After a terrible fire in the trailer, both the father and the mother perished. Berry sustained burns over eithgy percent of her body, was blinded for life, and become morose and unhappy.
Berry never married. She attended school up to the tenth grade, then she was taken north by her aunt, who had a flower business in New York State.
Berry spent many days in the florist shop, answering phones and dictating orders on a tape recorder that her aunt played back whenever she was able to catch up on business.
The children int he neighborhood teased Berry by calling her names such as “Alligator Lady,” or “Goofy Eyes.” At first these things hurt the young woman; then, one day, Berry just laughed and asked the children what their names were.
The local children soon became enchanted with this Miss Berry who laughed and knew the smell of every flower they brought her. One boy, who was particularly shy, fetched Miss Berry’s mail each day and read it to her.
Miss Berry learned braille, wrote letters to the newspaper about the pollution she smelled while sitting out back where the maple tree grew. And to the boy who brought the mail she began to read stories about pirates, airplanes, and secret spies who rescued people from terrible fates by hiding them in the mountains of Europe.
Miss Berry stayed with her aunt until the aunt died. She attended college, received her degree in law, and became a public defender for abused children.
When Miss Berry died, she had no family. A young man from the old neighborhood read int he papers that Miss Berry had died, so he went over and said that he would like to make a contribution.
Before she died, the only thing that Miss Berry didn’t tend to herself was a headstone, so the young man paid for the headstone. When he was asked what he would like to have engraved on the stone, he thought for some time, then wrote a few words on a piece of paper and handed it to the stonecutter.
The stonecutter read the words and smiled: “I also knew her. These words will suit her just fine: Miss Berry: She Loved All the Flowers and All the Children.”

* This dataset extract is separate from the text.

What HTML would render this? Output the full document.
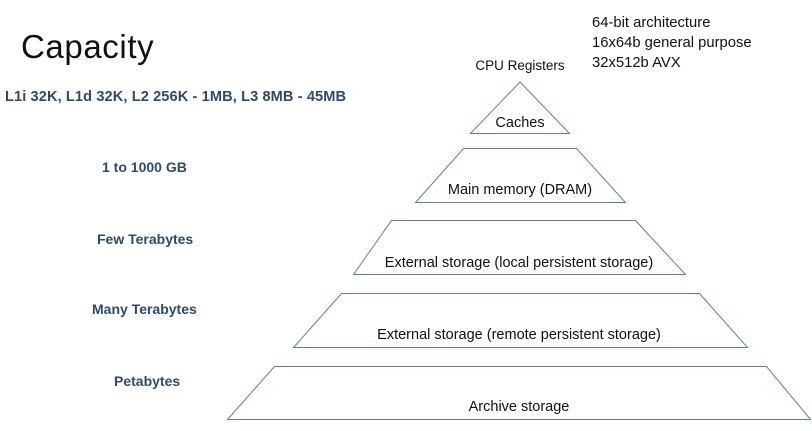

When we human beings are confronted with something we do not understand, we become suspicious, just as the children were when they first met Miss Berry. We need to have answers. We need to know. And if we do not understand something, as the children didn’t at first understand Miss Berry, we become afraid, or we make jokes, or we push for answers.
During the time of Christ, people were puzzled about a man who was baptizing. They wanted to know if he was Jesus. John the Baptist confessed freely, “I am not the Christ.”
They asked him, “Then who are you? Are you Elijah?”
He said, “I am not.”
“Are you the Prophet?”
He answered, “No.”
Finally they said, “Who are you? Give us an answer to take back to those who sent us. What do you say about yourself?”
John replied in the words of Isaiah the prophet, “I am the voice of one calling int he desert, ‘Make straight the way of the Lord'” (John 1.20-23).
One of the most significant things we can do is answer to God, “What do you say about yourself?”
I think Miss Berry would simply laugh and say, “Well, the children call me Alligator Woman; I became a lawyer; I like flowers; and there was a boy who read my mail to me each day for eight years. I learned to read because of him.”
Who we are is connected to those we love and to those who have influenced us toward goodness. John the Baptist loved Jesus and was influenced by His words. John was never the same because of Jesus’ spiritual intervention.
The small boy who read to Miss Berry intervened in her spirit, and she was no longer the same person because of the child’s kindness.
We all have the potential to be the one who baptizes. We all have the potential to be moved to action. Today let us make straight the way of the Lord.
This is a grace
“Meeting the Lord [is important], but more importantly, let us be met by the Lord: this is a grace.” (Pope Francis)
May you perceive His meeting you today in this ordinary time of life.